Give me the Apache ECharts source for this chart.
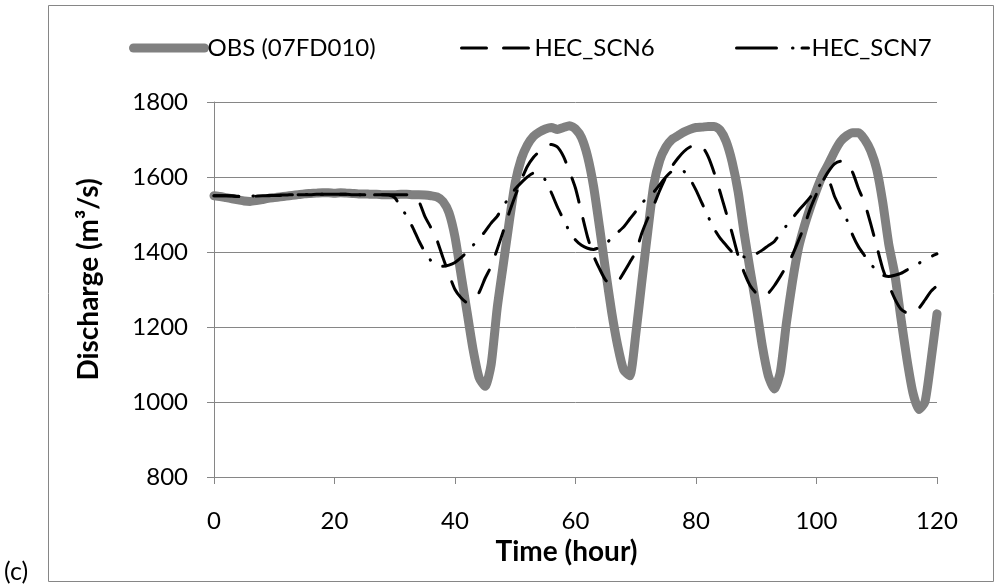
<!DOCTYPE html>
<html>
<head>
<meta charset="utf-8">
<script src="https://cdn.jsdelivr.net/npm/echarts@6/dist/echarts.min.js"></script>
<style>html,body{margin:0;padding:0;background:#fff}#c{width:997px;height:588px}</style>
</head>
<body>
<div id="c"></div>
<script>
var hours = [0,1,2,3,4,5,6,7,8,9,10,11,12,13,14,15,16,17,18,19,20,21,22,23,24,25,26,27,28,29,30,31,32,33,34,35,36,37,38,39,40,41,42,43,44,45,46,47,48,49,50,51,52,53,54,55,56,57,58,59,60,61,62,63,64,65,66,67,68,69,70,71,72,73,74,75,76,77,78,79,80,81,82,83,84,85,86,87,88,89,90,91,92,93,94,95,96,97,98,99,100,101,102,103,104,105,106,107,108,109,110,111,112,113,114,115,116,117,118,119,120];

var obs = [1550,1548,1545,1542,1539,1536,1535,1537,1540,1543,1545,1547,1549,1551,1553,1555,1556,1557,1558,1558,1557,1558,1557,1556,1555,1555,1554,1554,1553,1553,1553,1554,1554,1553,1553,1552,1550,1547,1535,1505,1440,1340,1240,1140,1065,1042,1100,1250,1365,1480,1585,1648,1685,1708,1720,1728,1732,1727,1732,1737,1728,1705,1655,1575,1465,1350,1240,1150,1085,1070,1180,1320,1455,1580,1645,1680,1700,1710,1720,1727,1732,1733,1735,1735,1725,1695,1640,1560,1450,1350,1255,1150,1070,1035,1080,1210,1320,1410,1470,1520,1565,1605,1635,1668,1695,1710,1718,1718,1700,1670,1620,1532,1420,1340,1225,1115,1025,980,1000,1110,1235];

var scn6 = [1550,1550,1550,1549,1548,1548,1548,1549,1550,1550,1551,1551,1552,1552,1553,1553,1553,1554,1554,1554,1554,1554,1554,1553,1553,1553,1553,1553,1553,1553,1553,1553,1553,1548,1535,1495,1465,1432,1385,1340,1300,1278,1265,1275,1292,1330,1362,1407,1455,1505,1550,1592,1628,1652,1668,1680,1687,1680,1655,1615,1570,1505,1440,1390,1355,1325,1315,1320,1345,1372,1400,1450,1490,1525,1565,1600,1628,1650,1668,1680,1686,1682,1655,1612,1560,1505,1450,1390,1345,1310,1290,1281,1290,1310,1335,1362,1392,1430,1470,1517,1555,1588,1615,1635,1642,1635,1612,1568,1530,1475,1415,1355,1312,1275,1248,1238,1238,1250,1272,1295,1310];

var scn7 = [1550,1550,1550,1550,1549,1549,1549,1550,1550,1551,1551,1552,1552,1553,1553,1553,1554,1554,1554,1554,1554,1554,1554,1553,1553,1553,1553,1553,1553,1552,1545,1520,1495,1465,1430,1400,1377,1365,1362,1365,1372,1385,1400,1418,1435,1455,1477,1495,1522,1546,1568,1585,1600,1610,1608,1592,1558,1520,1487,1455,1432,1418,1410,1407,1412,1422,1437,1452,1467,1488,1508,1530,1546,1560,1580,1600,1615,1617,1615,1595,1565,1530,1495,1462,1437,1418,1400,1390,1387,1388,1395,1405,1417,1428,1450,1470,1490,1510,1528,1547,1568,1585,1588,1548,1515,1487,1445,1413,1390,1368,1350,1338,1335,1338,1343,1352,1362,1370,1380,1388,1395];

var seriesNames = ['OBS (07FD010)', 'HEC_SCN6', 'HEC_SCN7'];
var xTitle = 'Time (hour)';
var yTitle = 'Discharge (m\u00b3/s)';
var panelLabel = '(c)';

function pairs(vals) { return hours.map(function (h, i) { return [h, vals[i]]; }); }

var FONT = 'Lato';
var GRAY = '#868686';
var chart = echarts.init(document.getElementById('c'), null, {renderer: 'canvas'});

function legendFor(name, left, width, lw, dash) {
  return {
    data: [name], left: left, top: 36, itemWidth: width, itemHeight: 14, itemGap: 0,
    padding: 0,
    lineStyle: {width: lw, type: dash, cap: 'round'},
    itemStyle: {color: 'rgba(0,0,0,0)', borderWidth: 0, opacity: 0},
    textStyle: {fontFamily: FONT, fontSize: 24, color: '#000', padding: [0, 0, 0, -2]},
    selectedMode: false
  };
}

chart.setOption({
  animation: false,
  backgroundColor: '#fff',
  textStyle: {fontFamily: FONT},
  graphic: [
    {type: 'rect', shape: {x: 48.5, y: 5.5, width: 945, height: 576}, style: {fill: 'none', stroke: GRAY, lineWidth: 1}, z: -1},
    {type: 'text', left: 4, top: 559, style: {text: panelLabel, font: '25px Lato', fill: '#000'}}
  ],
  legend: [
    legendFor(seriesNames[0], 129, 71, 9, 'solid'),
    legendFor(seriesNames[1], 460, 70, 3, [25, 17]),
    legendFor(seriesNames[2], 735, 72, 3, [40, 16, 0.5, 9])
  ],
  grid: {left: 214, right: 60, top: 102, bottom: 111, containLabel: false},
  xAxis: {
    type: 'value', min: 0, max: 120, interval: 20,
    name: xTitle, nameLocation: 'middle', nameGap: 60,
    nameTextStyle: {fontFamily: FONT, fontSize: 28, fontWeight: 'bold', color: '#000', padding: [0, 18, 0, 0]},
    axisLine: {show: true, lineStyle: {color: GRAY, width: 1}},
    axisTick: {show: true, inside: false, length: 7, lineStyle: {color: GRAY}},
    axisLabel: {fontFamily: FONT, fontSize: 24, color: '#000', margin: 32},
    splitLine: {show: false}
  },
  yAxis: {
    type: 'value', min: 800, max: 1800, interval: 200,
    name: yTitle, nameLocation: 'middle', nameGap: 111,
    nameTextStyle: {fontFamily: FONT, fontSize: 28, fontWeight: 'bold', color: '#000', padding: [0, 0, 0, 20]},
    axisLine: {show: true, lineStyle: {color: GRAY, width: 1}},
    axisTick: {show: true, inside: false, length: 7, lineStyle: {color: GRAY}},
    axisLabel: {fontFamily: FONT, fontSize: 24, color: '#000', margin: 26, formatter: function (v) { return String(v); }},
    splitLine: {show: true, lineStyle: {color: GRAY, width: 1}}
  },
  series: [
    {name: seriesNames[0], type: 'line', data: pairs(obs), symbol: 'none', smooth: 0.2,
     lineStyle: {color: '#808080', width: 9, cap: 'round', join: 'round'}, itemStyle: {color: '#808080'}, z: 2},
    {name: seriesNames[1], type: 'line', data: pairs(scn6), symbol: 'none', smooth: 0.2,
     lineStyle: {color: '#000', width: 3, type: [25, 17], cap: 'round', join: 'round'}, itemStyle: {color: '#000'}, z: 3},
    {name: seriesNames[2], type: 'line', data: pairs(scn7), symbol: 'none', smooth: 0.2,
     lineStyle: {color: '#000', width: 3, type: [25, 14, 0.5, 14], cap: 'round', join: 'round'}, itemStyle: {color: '#000'}, z: 4}
  ]
});
</script>
</body>
</html>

**AIM OF THE TASK:** Omit every picture, then reproduce the rest of the listing exactly.

**FULL RESPONSE:**
Give me the Apache ECharts source for this chart.
<!DOCTYPE html>
<html>
<head>
<meta charset="utf-8">
<script src="https://cdn.jsdelivr.net/npm/echarts@6/dist/echarts.min.js"></script>
<style>html,body{margin:0;padding:0;background:#fff}#c{width:997px;height:588px}</style>
</head>
<body>
<div id="c"></div>
<script>
var hours = [0,1,2,3,4,5,6,7,8,9,10,11,12,13,14,15,16,17,18,19,20,21,22,23,24,25,26,27,28,29,30,31,32,33,34,35,36,37,38,39,40,41,42,43,44,45,46,47,48,49,50,51,52,53,54,55,56,57,58,59,60,61,62,63,64,65,66,67,68,69,70,71,72,73,74,75,76,77,78,79,80,81,82,83,84,85,86,87,88,89,90,91,92,93,94,95,96,97,98,99,100,101,102,103,104,105,106,107,108,109,110,111,112,113,114,115,116,117,118,119,120];

var obs = [1550,1548,1545,1542,1539,1536,1535,1537,1540,1543,1545,1547,1549,1551,1553,1555,1556,1557,1558,1558,1557,1558,1557,1556,1555,1555,1554,1554,1553,1553,1553,1554,1554,1553,1553,1552,1550,1547,1535,1505,1440,1340,1240,1140,1065,1042,1100,1250,1365,1480,1585,1648,1685,1708,1720,1728,1732,1727,1732,1737,1728,1705,1655,1575,1465,1350,1240,1150,1085,1070,1180,1320,1455,1580,1645,1680,1700,1710,1720,1727,1732,1733,1735,1735,1725,1695,1640,1560,1450,1350,1255,1150,1070,1035,1080,1210,1320,1410,1470,1520,1565,1605,1635,1668,1695,1710,1718,1718,1700,1670,1620,1532,1420,1340,1225,1115,1025,980,1000,1110,1235];

var scn6 = [1550,1550,1550,1549,1548,1548,1548,1549,1550,1550,1551,1551,1552,1552,1553,1553,1553,1554,1554,1554,1554,1554,1554,1553,1553,1553,1553,1553,1553,1553,1553,1553,1553,1548,1535,1495,1465,1432,1385,1340,1300,1278,1265,1275,1292,1330,1362,1407,1455,1505,1550,1592,1628,1652,1668,1680,1687,1680,1655,1615,1570,1505,1440,1390,1355,1325,1315,1320,1345,1372,1400,1450,1490,1525,1565,1600,1628,1650,1668,1680,1686,1682,1655,1612,1560,1505,1450,1390,1345,1310,1290,1281,1290,1310,1335,1362,1392,1430,1470,1517,1555,1588,1615,1635,1642,1635,1612,1568,1530,1475,1415,1355,1312,1275,1248,1238,1238,1250,1272,1295,1310];

var scn7 = [1550,1550,1550,1550,1549,1549,1549,1550,1550,1551,1551,1552,1552,1553,1553,1553,1554,1554,1554,1554,1554,1554,1554,1553,1553,1553,1553,1553,1553,1552,1545,1520,1495,1465,1430,1400,1377,1365,1362,1365,1372,1385,1400,1418,1435,1455,1477,1495,1522,1546,1568,1585,1600,1610,1608,1592,1558,1520,1487,1455,1432,1418,1410,1407,1412,1422,1437,1452,1467,1488,1508,1530,1546,1560,1580,1600,1615,1617,1615,1595,1565,1530,1495,1462,1437,1418,1400,1390,1387,1388,1395,1405,1417,1428,1450,1470,1490,1510,1528,1547,1568,1585,1588,1548,1515,1487,1445,1413,1390,1368,1350,1338,1335,1338,1343,1352,1362,1370,1380,1388,1395];

var seriesNames = ['OBS (07FD010)', 'HEC_SCN6', 'HEC_SCN7'];
var xTitle = 'Time (hour)';
var yTitle = 'Discharge (m\u00b3/s)';
var panelLabel = '(c)';

function pairs(vals) { return hours.map(function (h, i) { return [h, vals[i]]; }); }

var FONT = 'Lato';
var GRAY = '#868686';
var chart = echarts.init(document.getElementById('c'), null, {renderer: 'canvas'});

function legendFor(name, left, width, lw, dash) {
  return {
    data: [name], left: left, top: 36, itemWidth: width, itemHeight: 14, itemGap: 0,
    padding: 0,
    lineStyle: {width: lw, type: dash, cap: 'round'},
    itemStyle: {color: 'rgba(0,0,0,0)', borderWidth: 0, opacity: 0},
    textStyle: {fontFamily: FONT, fontSize: 24, color: '#000', padding: [0, 0, 0, -2]},
    selectedMode: false
  };
}

chart.setOption({
  animation: false,
  backgroundColor: '#fff',
  textStyle: {fontFamily: FONT},
  graphic: [
    {type: 'rect', shape: {x: 48.5, y: 5.5, width: 945, height: 576}, style: {fill: 'none', stroke: GRAY, lineWidth: 1}, z: -1},
    {type: 'text', left: 4, top: 559, style: {text: panelLabel, font: '25px Lato', fill: '#000'}}
  ],
  legend: [
    legendFor(seriesNames[0], 129, 71, 9, 'solid'),
    legendFor(seriesNames[1], 460, 70, 3, [25, 17]),
    legendFor(seriesNames[2], 735, 72, 3, [40, 16, 0.5, 9])
  ],
  grid: {left: 214, right: 60, top: 102, bottom: 111, containLabel: false},
  xAxis: {
    type: 'value', min: 0, max: 120, interval: 20,
    name: xTitle, nameLocation: 'middle', nameGap: 60,
    nameTextStyle: {fontFamily: FONT, fontSize: 28, fontWeight: 'bold', color: '#000', padding: [0, 18, 0, 0]},
    axisLine: {show: true, lineStyle: {color: GRAY, width: 1}},
    axisTick: {show: true, inside: false, length: 7, lineStyle: {color: GRAY}},
    axisLabel: {fontFamily: FONT, fontSize: 24, color: '#000', margin: 32},
    splitLine: {show: false}
  },
  yAxis: {
    type: 'value', min: 800, max: 1800, interval: 200,
    name: yTitle, nameLocation: 'middle', nameGap: 111,
    nameTextStyle: {fontFamily: FONT, fontSize: 28, fontWeight: 'bold', color: '#000', padding: [0, 0, 0, 20]},
    axisLine: {show: true, lineStyle: {color: GRAY, width: 1}},
    axisTick: {show: true, inside: false, length: 7, lineStyle: {color: GRAY}},
    axisLabel: {fontFamily: FONT, fontSize: 24, color: '#000', margin: 26, formatter: function (v) { return String(v); }},
    splitLine: {show: true, lineStyle: {color: GRAY, width: 1}}
  },
  series: [
    {name: seriesNames[0], type: 'line', data: pairs(obs), symbol: 'none', smooth: 0.2,
     lineStyle: {color: '#808080', width: 9, cap: 'round', join: 'round'}, itemStyle: {color: '#808080'}, z: 2},
    {name: seriesNames[1], type: 'line', data: pairs(scn6), symbol: 'none', smooth: 0.2,
     lineStyle: {color: '#000', width: 3, type: [25, 17], cap: 'round', join: 'round'}, itemStyle: {color: '#000'}, z: 3},
    {name: seriesNames[2], type: 'line', data: pairs(scn7), symbol: 'none', smooth: 0.2,
     lineStyle: {color: '#000', width: 3, type: [25, 14, 0.5, 14], cap: 'round', join: 'round'}, itemStyle: {color: '#000'}, z: 4}
  ]
});
</script>
</body>
</html>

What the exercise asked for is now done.